On Wednesday, the Growing Pains star’s youngest son, Carter Thicke, and wife, Tanya Callau Thicke, each took to social media to pay tribute to the family patriarch, who died Dec. 13, 2016 at the age of 69.
“It’s hard to believe it’s been a year. Some days it feels like it was only yesterday and other days it feels like its been years,” Carter, 20, began a heartfelt tweet, which accompanied a throwback photo of his father holding him as a young child.
“Nothing can really describe the loss, but I feel you here everyday in my life. I miss my best friend and partner in crime,” Carter continued. “I love you Pops.”
Exactly one year ago, Carter — his mother Gina Tolleson was married to Alan from 1994-99 — was playing hockey with his father at Pickwick Gardens skating rink in Burbank, California, when Alan collapsed. He died of a “ruptured aorta” in a hospital later that day.

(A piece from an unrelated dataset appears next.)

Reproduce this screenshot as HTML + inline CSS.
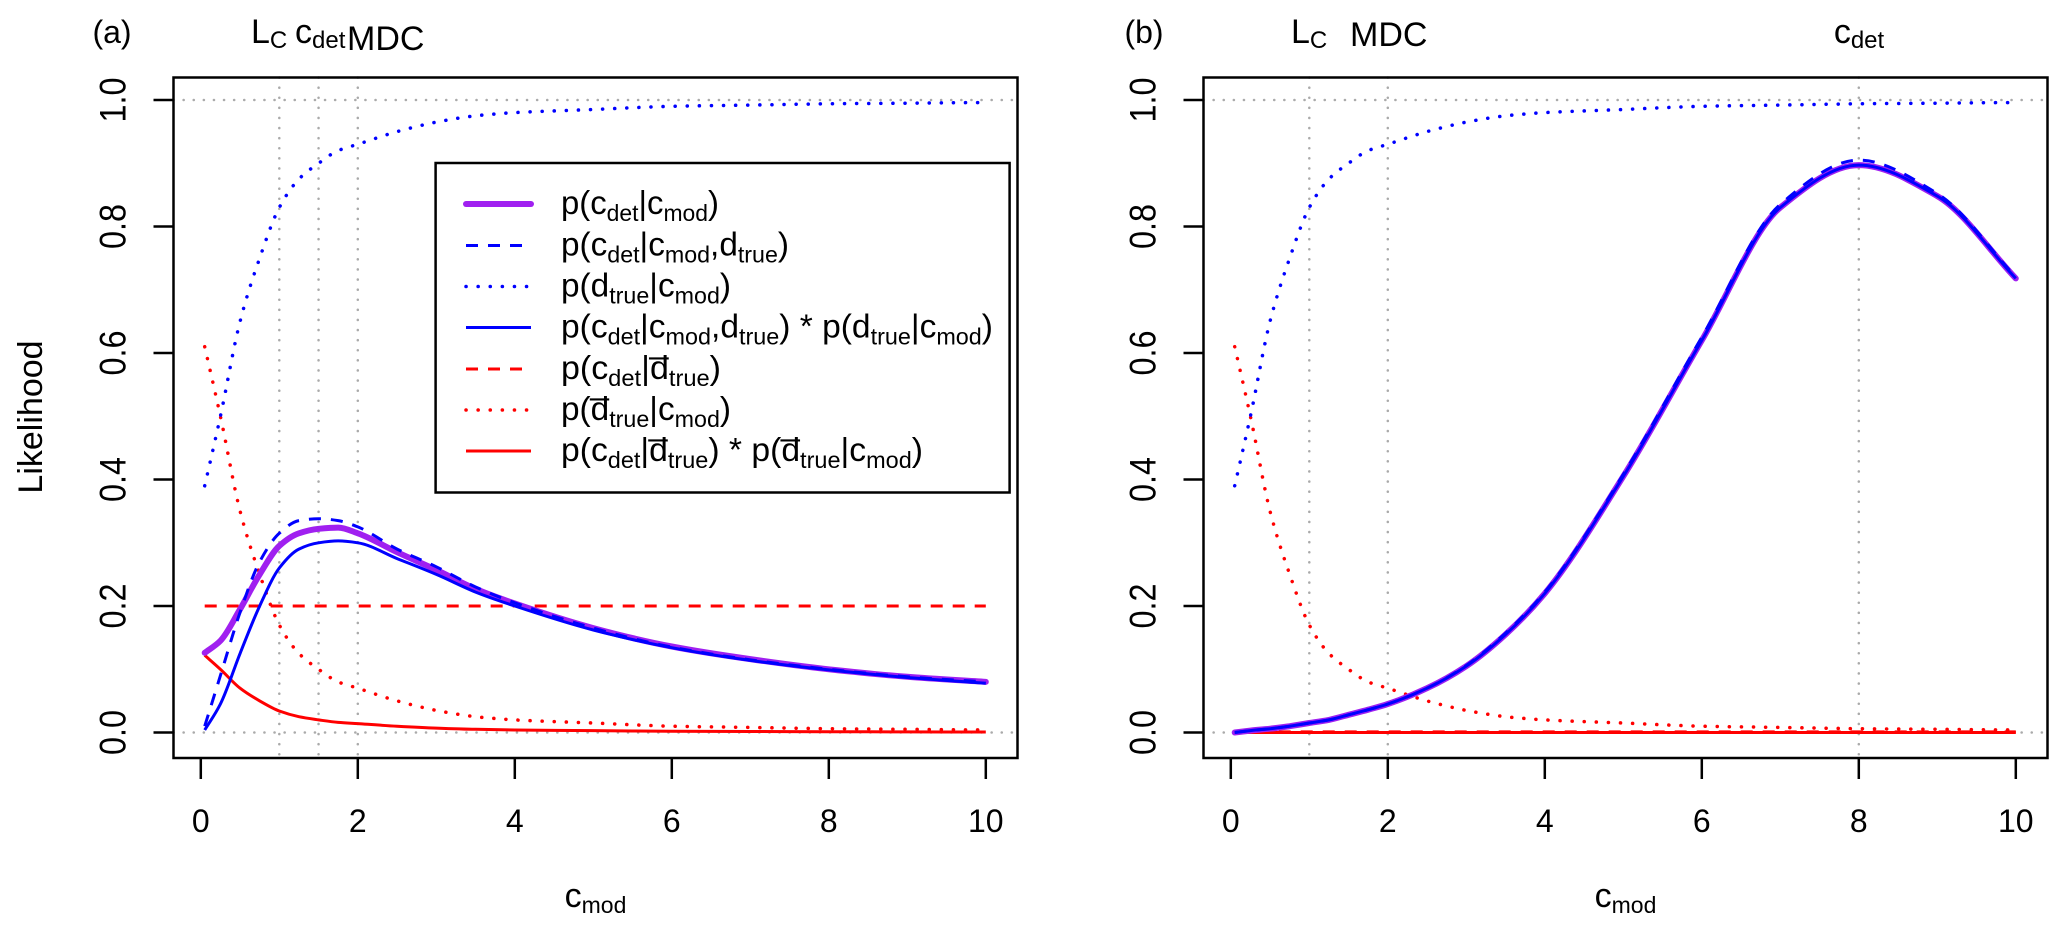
<!DOCTYPE html>
<html><head><meta charset="utf-8">
<style>
html,body{margin:0;padding:0;background:#fff;}
svg{display:block;font-family:"Liberation Sans",Arial,sans-serif;}
</style></head>
<body>
<svg id="chart" width="2067" height="932" viewBox="0 0 2067 932" xmlns="http://www.w3.org/2000/svg"></svg>
<script>
// ---- data ----
const xs = [0.05,0.25,0.5,0.75,1,1.25,1.5,1.75,2,2.5,3,3.5,4,5,6,7,8,9,10];
const xTicks = [0,2,4,6,8,10];
const yTicks = [0.0,0.2,0.4,0.6,0.8,1.0];
const yTickLabels = ["0.0","0.2","0.4","0.6","0.8","1.0"];
// panel (a)
const aDtrue    = [0.39,0.50,0.65,0.75,0.83,0.875,0.90,0.92,0.93,0.95,0.965,0.975,0.98,0.985,0.99,0.992,0.994,0.995,0.996];
const aNotDtrue = [0.61,0.50,0.35,0.25,0.17,0.125,0.10,0.08,0.07,0.05,0.035,0.025,0.02,0.015,0.01,0.008,0.006,0.005,0.004];
const aRedSolid = [0.122,0.10,0.07,0.05,0.034,0.025,0.02,0.016,0.014,0.01,0.007,0.005,0.004,0.003,0.002,0.0016,0.0012,0.001,0.0008];
const aRedDash  = [0.2,0.2,0.2,0.2,0.2,0.2,0.2,0.2,0.2,0.2,0.2,0.2,0.2,0.2,0.2,0.2,0.2,0.2,0.2];
const aBlueDash = [0.01,0.09,0.19,0.27,0.315,0.335,0.338,0.335,0.325,0.29,0.262,0.23,0.205,0.165,0.135,0.115,0.10,0.088,0.08];
const aBlueSolid= [0.004,0.045,0.125,0.2,0.26,0.29,0.30,0.303,0.30,0.275,0.25,0.222,0.2,0.162,0.134,0.114,0.099,0.087,0.078];
const aPurple   = [0.126,0.145,0.195,0.25,0.295,0.315,0.322,0.324,0.315,0.285,0.257,0.227,0.204,0.165,0.136,0.116,0.10,0.088,0.08];
const aVlines = [1,1.5,2];
// panel (b)
const bDtrue    = [0.39,0.50,0.65,0.75,0.83,0.875,0.90,0.92,0.93,0.95,0.965,0.975,0.98,0.985,0.99,0.992,0.994,0.995,0.996];
const bNotDtrue = [0.61,0.50,0.35,0.25,0.17,0.125,0.10,0.08,0.07,0.05,0.035,0.025,0.02,0.015,0.01,0.008,0.006,0.005,0.004];
const bRedSolid = [0,0,0,0,0,0,0,0,0,0,0,0,0,0,0,0,0,0,0];
const bRedDash  = [0.001,0.001,0.001,0.001,0.001,0.001,0.001,0.001,0.001,0.001,0.001,0.001,0.001,0.001,0.001,0.001,0.001,0.001,0.001];
const bBlueDash = [0.0,0.003,0.006,0.01,0.015,0.02,0.028,0.036,0.045,0.07,0.106,0.157,0.222,0.408,0.625,0.835,0.905,0.852,0.72];
const bBlueSolid= [0.0,0.003,0.006,0.01,0.015,0.02,0.028,0.036,0.045,0.07,0.105,0.155,0.22,0.405,0.62,0.83,0.897,0.848,0.718];
const bPurple   = [0.0,0.003,0.006,0.01,0.015,0.02,0.028,0.036,0.045,0.07,0.105,0.155,0.22,0.405,0.62,0.83,0.897,0.848,0.718];
const bVlines = [1,2,8];

const NS="http://www.w3.org/2000/svg";
const svg=document.getElementById('chart');
function mk(tag,attrs,parent){const e=document.createElementNS(NS,tag);for(const k in attrs)e.setAttribute(k,attrs[k]);(parent||svg).appendChild(e);return e;}

const Y0=732.5, YPER=632.5, UNIT=78.5;
function yS(v){return Y0-v*YPER;}
// monotone-in-x cubic hermite (Fritsch-Carlson style tangents)
function path(xf,vals){
  const P=xs.map((x,i)=>[xf(x),yS(vals[i])]);
  const n=P.length, m=new Array(n), d=[];
  for(let i=0;i<n-1;i++) d.push((P[i+1][1]-P[i][1])/(P[i+1][0]-P[i][0]));
  m[0]=d[0]; m[n-1]=d[n-2];
  for(let i=1;i<n-1;i++){
    if(d[i-1]*d[i]<=0) m[i]=0;
    else { const h0=P[i][0]-P[i-1][0], h1=P[i+1][0]-P[i][0];
      const w1=2*h1+h0, w2=h1+2*h0; m[i]=(w1+w2)/(w1/d[i-1]+w2/d[i]); }
  }
  let s="M"+P[0][0].toFixed(1)+","+P[0][1].toFixed(1);
  for(let i=0;i<n-1;i++){
    const h=(P[i+1][0]-P[i][0])/3;
    s+=" C"+(P[i][0]+h).toFixed(1)+","+(P[i][1]+m[i]*h).toFixed(1)+" "+(P[i+1][0]-h).toFixed(1)+","+(P[i+1][1]-m[i+1]*h).toFixed(1)+" "+P[i+1][0].toFixed(1)+","+P[i+1][1].toFixed(1);
  }
  return s;
}
const styles={
  purple:{stroke:"#a020f0","stroke-width":6,fill:"none","stroke-linecap":"round"},
  blueDash:{stroke:"#0000ff","stroke-width":3,fill:"none","stroke-dasharray":"12 10"},
  blueDot:{stroke:"#0000ff","stroke-width":3.5,fill:"none","stroke-dasharray":"0.1 12","stroke-linecap":"round"},
  blueSolid:{stroke:"#0000ff","stroke-width":3,fill:"none"},
  redDash:{stroke:"#ff0000","stroke-width":3,fill:"none","stroke-dasharray":"12 10"},
  redDot:{stroke:"#ff0000","stroke-width":3.5,fill:"none","stroke-dasharray":"0.1 12","stroke-linecap":"round"},
  redSolid:{stroke:"#ff0000","stroke-width":3,fill:"none"}
};
function txt(x,y,s,size,attrs,parent){const t=mk('text',Object.assign({x:x,y:y,'font-size':size,'fill':'#000'},attrs||{}),parent);t.textContent=s;return t;}

function panel(id,left,series,vlines){
  const g=mk('g',{});
  
  
  const right=left+844, top=77.5, bottom=758;
  const xf=x=>left+27.3+x*UNIT;
  [0,1].forEach(v=>{const l=mk('line',{x1:left,x2:right,y1:yS(v),y2:yS(v),stroke:"#aaaaaa","stroke-width":2.5,"stroke-dasharray":"0.1 10","stroke-linecap":"round"},g);
    });
  vlines.forEach(v=>{const l=mk('line',{x1:xf(v),x2:xf(v),y1:top,y2:bottom,stroke:"#aaaaaa","stroke-width":2.5,"stroke-dasharray":"0.1 10","stroke-linecap":"round"},g);
    });
  series.forEach(s=>{const p=mk('path',Object.assign({d:path(xf,s.vals)},styles[s.style]),g);
    });
  const b=mk('rect',{x:left,y:top,width:844,height:bottom-top,fill:"none",stroke:"#000","stroke-width":2.5},g);
  
  xTicks.forEach(v=>{mk('line',{x1:xf(v),x2:xf(v),y1:bottom,y2:779,stroke:"#000","stroke-width":2.5},g);
    const t=txt(xf(v),832,String(v),32,{'text-anchor':'middle'},g);
    });
  yTicks.forEach((v,i)=>{mk('line',{x1:left,x2:left-20,y1:yS(v),y2:yS(v),stroke:"#000","stroke-width":2.5},g);
    const t=txt(0,0,yTickLabels[i],37,{'text-anchor':'middle',textLength:45,lengthAdjust:'spacingAndGlyphs',transform:`translate(${left-48},${yS(v)}) rotate(-90)`},g);
    });
  const xl=txt(left+422,907,'c',34,{'text-anchor':'middle'},g);
  const sub=mk('tspan',{'font-size':23,dy:6},xl);sub.textContent='mod';
  
  return {g,xf};
}

panel('a',173.5,[
  {name:'red-solid-line',style:'redSolid',vals:aRedSolid},
  {name:'red-dashed-line',style:'redDash',vals:aRedDash},
  {name:'red-dotted-line',style:'redDot',vals:aNotDtrue},
  {name:'blue-dotted-line',style:'blueDot',vals:aDtrue},
  {name:'purple-line',style:'purple',vals:aPurple},
  {name:'blue-dashed-line',style:'blueDash',vals:aBlueDash},
  {name:'blue-solid-line',style:'blueSolid',vals:aBlueSolid}
],aVlines);
panel('b',1203.5,[
  {name:'red-solid-line',style:'redSolid',vals:bRedSolid},
  {name:'red-dashed-line',style:'redDash',vals:bRedDash},
  {name:'red-dotted-line',style:'redDot',vals:bNotDtrue},
  {name:'blue-dotted-line',style:'blueDot',vals:bDtrue},
  {name:'purple-line',style:'purple',vals:bPurple},
  {name:'blue-dashed-line',style:'blueDash',vals:bBlueDash},
  {name:'blue-solid-line',style:'blueSolid',vals:bBlueSolid}
],bVlines);

const yt=txt(0,0,'Likelihood',34,{'text-anchor':'middle',transform:'translate(42,417) rotate(-90)'});


function sublabel(x,y,main,subs,name,anchor){
  const t=txt(x,y,main,34,{'text-anchor':anchor||'start'});
  const s=mk('tspan',{'font-size':24,dy:5},t);s.textContent=subs;
  
  return t;
}
let t;
t=txt(112,43,'(a)',32,{'text-anchor':'middle'});
t=txt(1144,43,'(b)',32,{'text-anchor':'middle'});
sublabel(251,43,'L','C','lc-label-a');
sublabel(295,43,'c','det','cdet-label-a');
t=txt(347,50,'MDC',34,{});
sublabel(1291,43,'L','C','lc-label-b');
t=txt(1350,46,'MDC',34,{});
sublabel(1859,43,'c','det','cdet-label-b','middle');

const lg=mk('g',{});


const lr=mk('rect',{x:435.6,y:163,width:574,height:329.5,fill:"#fff",stroke:"#000","stroke-width":2.5},lg);

const legendStyles=['purple','blueDash','blueDot','blueSolid','redDash','redDot','redSolid'];
const legendParts=[
  [['p(c',0],['det',1],['|c',0],['mod',1],[')',0]],
  [['p(c',0],['det',1],['|c',0],['mod',1],[',d',0],['true',1],[')',0]],
  [['p(d',0],['true',1],['|c',0],['mod',1],[')',0]],
  [['p(c',0],['det',1],['|c',0],['mod',1],[',d',0],['true',1],[') * p(d',0],['true',1],['|c',0],['mod',1],[')',0]],
  [['p(c',0],['det',1],['|d\u0305',0],['true',1],[')',0]],
  [['p(d\u0305',0],['true',1],['|c',0],['mod',1],[')',0]],
  [['p(c',0],['det',1],['|d\u0305',0],['true',1],[') * p(d\u0305',0],['true',1],['|c',0],['mod',1],[')',0]]
];
const legendWidths=[158,228,170,432,160,170,362];
const rowY=[204,245.5,286.5,327.5,369,410,451];
legendParts.forEach((parts,i)=>{
  const ln=mk('line',Object.assign({x1:466,x2:531,y1:rowY[i],y2:rowY[i]},styles[legendStyles[i]]),lg);
  
  const tx=mk('text',{x:561,y:rowY[i]+10,'font-size':33,fill:'#000',textLength:legendWidths[i],lengthAdjust:'spacingAndGlyphs'},lg);
  let down=false;
  parts.forEach(p=>{const ts=mk('tspan',{},tx);
    if(p[1]&&!down){ts.setAttribute('dy',7);ts.setAttribute('font-size',23);down=true;}
    else if(p[1]){ts.setAttribute('font-size',23);}
    else if(!p[1]&&down){ts.setAttribute('dy',-7);down=false;}
    ts.textContent=p[0];});
  
  
});
</script>
</body></html>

Tanya, who married Alan on May 7, 2005, in Cabo San Lucas, Mexico, also tweeted a touching tribute in honor of her husband.
“It’s been 1 year today – how I miss my best friend, husband, best companion in all things. The hole in my heart has yet to heal, but I know you are still with me,” wrote Tanya, who also shared a photo of the couple on his family’s Carpinteria ranch.
“I can’t wait to see the path god has planned for me,” Tanya, 41, continued. “One day we will be reunited. I love you H ~always & forever , W.”
In an interview with Access Hollywood at the end of October, Tanya admitted that she “didn’t want to live” in the wake of his death.
“I’m ashamed to admit it, but at one point I didn’t want to live — I really didn’t,” she told Kit Hoover and Natalie Morales. “And if I didn’t have my family and my friends to listen to me and to hold my hand and to give me the love, the nurturing that I needed, I wouldn’t be standing here in front of you right now.”
Of the things she misses most about Alan, Tanya said, “I miss his sense of humor. I miss his smell. I miss his touch. I miss him telling me how beautiful I am every day.”
Although she is mourning the loss of her husband, she continues to keep his presence alive in their home.
“He left his glasses here that morning and they’re still here. I refuse to move them,” she said of the reading glasses that sit on his bedside table. “What I did keep here in the bathroom are all his colognes. His colognes are all here and what I do sometimes, when I just want to smell him, I’ll just spray his pillow and I’ll go to bed. And believe it or not, that’s kind of soothing for me.”